Source material
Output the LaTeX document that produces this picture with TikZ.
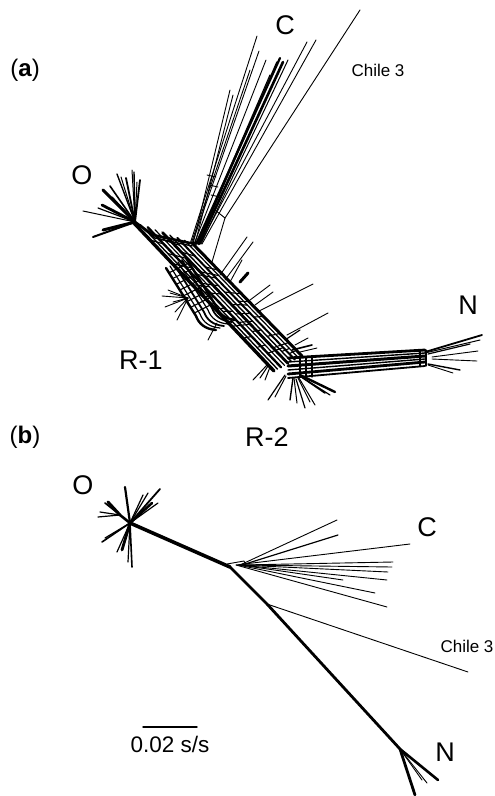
\documentclass[tikz,border=0pt]{standalone}
\usepackage{fontspec}
\setmainfont{Liberation Sans}
\usetikzlibrary{positioning,calc}
\tikzset{
  twig/.style={line width=0.9pt},
  limb/.style={line width=2.6pt},
  lab/.style={inner sep=0pt,font=\fontsize{27}{27}\selectfont},
  labm/.style={inner sep=0pt,font=\fontsize{22.5}{22.5}\selectfont},
  labs/.style={inner sep=0pt,font=\fontsize{17}{17}\selectfont},
  pan/.style={inner sep=0pt,font=\fontsize{24}{24}\selectfont},
}

\begin{document}
\begin{tikzpicture}[x=1pt,y=-1pt,line cap=round,line join=round]
  \useasboundingbox (0,0) rectangle (495,796);
  \node[pan] (pa) at (25,70) {(\textbf{a})};
  \node[lab] (ca) at (285,25) {C};
  \node[labs] (chla) at (378,70) {Chile 3};
  \node[lab] (oa) at (82,175) {O};
  \node[lab] (na) at (468,305) {N};
  \node[lab] (r1) at (141,360) {R-1};
  \node[pan] (pb) at (25,437) {(\textbf{b})};
  \node[lab] (r2) at (267,437) {R-2};
  \node[lab] (ob) at (83,485) {O};
  \node[lab] (cb) at (427,527) {C};
  \node[labs] (chlb) at (467,646) {Chile 3};
  \node[lab] (nb) at (445,752) {N};
  \coordinate (s1) at (143,727);
  \coordinate (s2) at (197,727);
  \draw[line width=1.4pt] (s1) -- (s2);
  \node[labm] (sc) at (170,744) {0.02 s/s};

  % (a) O hub
  \coordinate (hoa) at (135,222);
  \foreach \x/\y/\w in {83/211/1,103/190/3,110/186/1.6,117/174/1.4,121/177/1,126/178/1.8,
      132/170/1,134/172/1.4,140/180/1.8,137/182/1,102/205/2.8,98/208/1.2,93/237/2,
      103/230/3,108/229/1.2,112/197/1.4}
    \draw[line width=\w pt] (hoa) -- (\x,\y);
  \draw[limb] (hoa) -- (153,235) -- (190,243);
  \draw[line width=1.4pt] (hoa) -- (155,238) -- (192,246);

  % (a) main bundle
  \coordinate (a1) at (133,222);
  \coordinate (a2) at (192,243);
  \coordinate (b1) at (274,371);
  \coordinate (b2) at (302,356);
  \foreach \i/\w in {0/3.4,1/1.4,2/2.4,3/1.2,4/2.8,5/1.4,6/2,7/1.2,8/3}
    \draw[line width=\w pt] ($(a1)!\i/8!(a2)$) coordinate (u\i) -- ($(b1)!\i/8!(b2)$) coordinate (v\i);
  \foreach \s/\i/\j in {0.12/0/2,0.2/1/4,0.28/0/3,0.33/3/6,0.4/2/5,0.45/5/8,0.5/0/2,0.55/4/7,
      0.6/1/3,0.65/6/8,0.7/0/4,0.75/3/5,0.8/5/8,0.85/1/3,0.9/2/6,0.95/6/8,0.24/6/8,0.37/0/1,
      0.15/4/6,0.08/2/5,0.47/1/4,0.58/0/2,0.68/2/5,0.88/4/8,0.3/4/7,0.42/0/3,0.52/6/8,
      0.62/3/6,0.78/0/2,0.92/5/7}
    \draw[line width=1.1pt] ($(u\i)!\s!(v\i)$) -- ($(u\j)!\s!(v\j)$);

  % (a) R-1 side band
  \foreach \x/\y/\w in {0/0/2.4,4/-2/1.2,8/-4/1.8,12/-6/1.2,16/-8/1.8,20/-10/2.4}
    \draw[line width=\w pt] (166+\x,268+\y) -- (196+\x,316+\y)
      .. controls (199+\x,324+\y) and (205+\x,329+\y) .. (216+\x,330+\y);
  \foreach \t in {0.1,0.22,0.34,0.46,0.58,0.7,0.82,0.94}
    \draw[line width=1.1pt] ($(166,268)!\t!(196,316)$) -- ($(186,258)!\t!(216,306)$);
  \foreach \x/\y in {170/293,165/307,173/302,177/320,168/290,162/296,175/312}
    \draw[twig] (188,298) -- (\x,\y);
  \draw[twig] (217,323) -- (208,340);

  % (a) leaves on the upper side
  \foreach \x/\y/\p/\q/\w in {220/275/247/237/0.9,225/280/253/242/0.9,240/282/248/273/3,
      250/300/270/285/0.9,255/305/273/292/0.9,257/312/313/284/0.9,287/335/328/313/0.9,
      295/345/308/338/0.9,300/352/317/348/0.9,230/282/242/260/0.9,285/340/300/330/1.2,
      292/350/312/345/1.6}
    \draw[line width=\w pt] (\x,\y) -- (\p,\q);

  % (a) C clade and Chile 3
  \foreach \x/\p/\q/\w in {190/257/36/0.9,192/259/51/0.9,194/266/60/0.9,196/280/58/2.2,
      198/277/62/1.5,193/230/90/0.9,195/233/95/0.9,200/307/42/0.9,202/316/40/0.9,
      197/270/75/1.2,199/283/62/2.6,191/250/70/0.9,201/288/60/1}
    \draw[line width=\w pt] (\x,244) -- (\p,\q);
  \draw[twig] (212,262) -- (225,218) -- (360,10);
  \draw[twig] (215,210) -- (225,218);
  \foreach \y in {175,185,195}
    \draw[twig] (207+0.2*\y-35,\y) -- (216+0.2*\y-35,\y+2);

  % (a) bottom hub and N clade
  \foreach \y/\z/\w in {358/350/2.8,362/353/1.4,366/356/3,370/359/1.4,374/362/2.8,378/366/1.8}
    \draw[line width=\w pt] (288,\y) -- (425,\z);
  \draw[line width=1.2pt] (420,350) -- (420,366);
  \draw[line width=1.2pt] (426,350) -- (426,366);
  \foreach \x in {300,306,312}
    \draw[line width=1.2pt] (\x,357) -- (\x,377);
  \foreach \a/\b/\x/\y/\w in {425/352/482/335/1.8,425/353/480/340/1,432/357/478/351/0.9,
      432/359/477/361/0.9,428/364/460/370/1.4,428/365/453/373/0.9,428/354/470/344/1.2}
    \draw[line width=\w pt] (\a,\b) -- (\x,\y);
  \foreach \a/\b/\x/\y/\w in {267/365/253/380/1,268/366/260/378/1,270/367/265/380/1,
      285/375/268/400/1.2,286/376/275/397/1,293/378/290/400/1.4,294/378/297/403/1,
      296/379/305/408/1.2,298/378/310/402/1,299/378/315/405/1,300/375/335/392/2.4,
      300/376/325/393/1.6,300/376/330/395/1.2}
    \draw[line width=\w pt] (\a,\b) -- (\x,\y);

  % (b)
  \coordinate (hob) at (130,523);
  \coordinate (jb) at (230,567);
  \coordinate (kb) at (267,604);
  \coordinate (hnb) at (400,749);
  \draw[line width=3.6pt] (hob) -- (jb);
  \draw[line width=2.8pt] (jb) -- (kb) -- (hnb);
  \draw[twig] (kb) -- (468,672);
  \draw[twig] (227,564) -- (244,561) -- (246,566);
  \foreach \a/\x/\y/\w in {240/337/520/0.9,242/338/535/1.2,236/410/544/0.9,240/393/562/0.9,
      240/392/567/0.9,240/388/572/0.9,240/387/580/0.9,240/343/580/0.9,238/375/593/0.9,
      236/387/607/0.9}
    \draw[line width=\w pt] (\a,565) -- (\x,\y);
  \foreach \x/\y/\w in {438/780/2.6,427/783/0.9,422/780/0.9,415/795/2.8}
    \draw[line width=\w pt] (hnb) -- (\x,\y);
  \foreach \x/\y/\w in {125/487/2.2,143/495/1.2,148/493/1.2,160/489/1.8,158/503/1.2,152/503/2.6,
      102/542/1.6,105/538/1.2,132/567/1.6,128/562/1.2,122/550/2.8,117/552/1.2}
    \draw[line width=\w pt] (hob) -- (\x,\y);
  \draw[limb] (hob) -- (120,515);
  \foreach \x/\y/\w in {105/503/1.6,108/502/3,100/512/1.2,98/517/1.2}
    \draw[line width=\w pt] (120,515) -- (\x,\y);
\end{tikzpicture}
\end{document}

Exercise goal
Repeat the listing above exactly from its first line to the line containing "(sc) at (170,744)", both included, and omit the pictures.

Output for this exercise
Output the LaTeX document that produces this picture with TikZ.
\documentclass[tikz,border=0pt]{standalone}
\usepackage{fontspec}
\setmainfont{Liberation Sans}
\usetikzlibrary{positioning,calc}
\tikzset{
  twig/.style={line width=0.9pt},
  limb/.style={line width=2.6pt},
  lab/.style={inner sep=0pt,font=\fontsize{27}{27}\selectfont},
  labm/.style={inner sep=0pt,font=\fontsize{22.5}{22.5}\selectfont},
  labs/.style={inner sep=0pt,font=\fontsize{17}{17}\selectfont},
  pan/.style={inner sep=0pt,font=\fontsize{24}{24}\selectfont},
}

\begin{document}
\begin{tikzpicture}[x=1pt,y=-1pt,line cap=round,line join=round]
  \useasboundingbox (0,0) rectangle (495,796);
  \node[pan] (pa) at (25,70) {(\textbf{a})};
  \node[lab] (ca) at (285,25) {C};
  \node[labs] (chla) at (378,70) {Chile 3};
  \node[lab] (oa) at (82,175) {O};
  \node[lab] (na) at (468,305) {N};
  \node[lab] (r1) at (141,360) {R-1};
  \node[pan] (pb) at (25,437) {(\textbf{b})};
  \node[lab] (r2) at (267,437) {R-2};
  \node[lab] (ob) at (83,485) {O};
  \node[lab] (cb) at (427,527) {C};
  \node[labs] (chlb) at (467,646) {Chile 3};
  \node[lab] (nb) at (445,752) {N};
  \coordinate (s1) at (143,727);
  \coordinate (s2) at (197,727);
  \draw[line width=1.4pt] (s1) -- (s2);
  \node[labm] (sc) at (170,744) {0.02 s/s};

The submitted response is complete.